In the aftermath of Uhlman’s controversial stand, he received letters from all over the US. Many attacked the mayor for his decision. Bloggers who are visited by intelligence trolls will recognize the distinctive turn of phrase, especially in the third:

  • “When idiot public officials cast their lot with proven communist agitators and anti-american (sic) bastards as the BLACK PANTHERS then it is time to IMPEACH such public sons of bitches.”
  • “I don’t see why the federal agency had to ask a jerk like you whether they could stage a raid on the black panthers. (sic). This organization is downright rotten, but it takes a rotten jerk to know a rotten organization.  I hope one nite (sic) one of your soul brothers slits your throat.”
  • “Uhlman, you stupid ass, you are just as bad as the people, who are making such an issue of the two panthers who were killed in Chicago.”

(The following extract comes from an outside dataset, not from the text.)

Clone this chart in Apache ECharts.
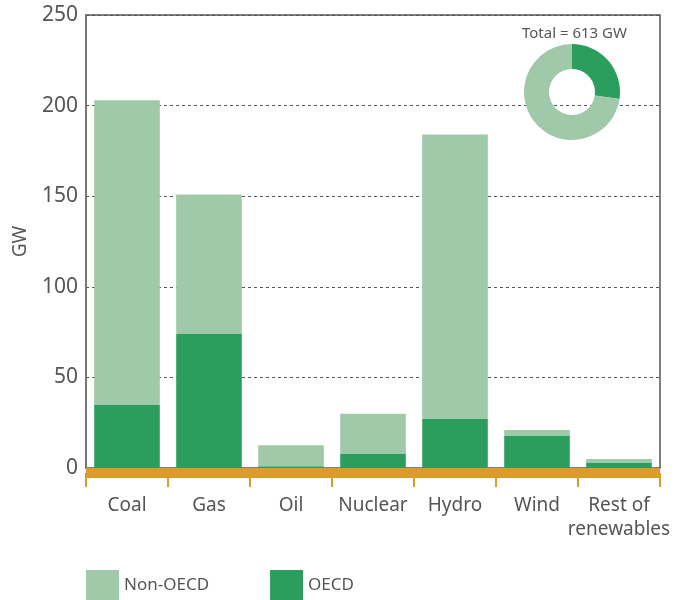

An equal number of letters applauded Uhlman’s decision for upholding the Bill of Rights protections against warrantless search and seizure:

  • “You have GUTS—and even more…it would appear you do support the TRUE American spirit and the Constitution of this country.  Let’s keep the principle…MEN ARE CREATED EQUAL!”
  • “As a fifty year old veteran of WWII [with] twenty-one years active military service allow me to extend heartfelt gratitude and congratulations in your brave decision to put the Bill of Rights, for which I have served so long, into effect.”
  • “We need more like you.  I don’t necessarily agree with the Panthers, but the tactics of the Police, et al, frightens me more.”

Despite the controversy, Uhlman won his campaign for re-election in 1973. He retired from politics in 1978 to focus on his legal practice.

A great pity, as Seattle and Washington State lost a true statesman. No current mayors have the testicularity to protect their constituents against flagrant Bill of Rights violations by the Obama administration and US intelligence. At least they didn’t in November 2011, when they colluded with the FBI and Office of Homeland Security in orchestrating a brutal crackdown on Occupy protests.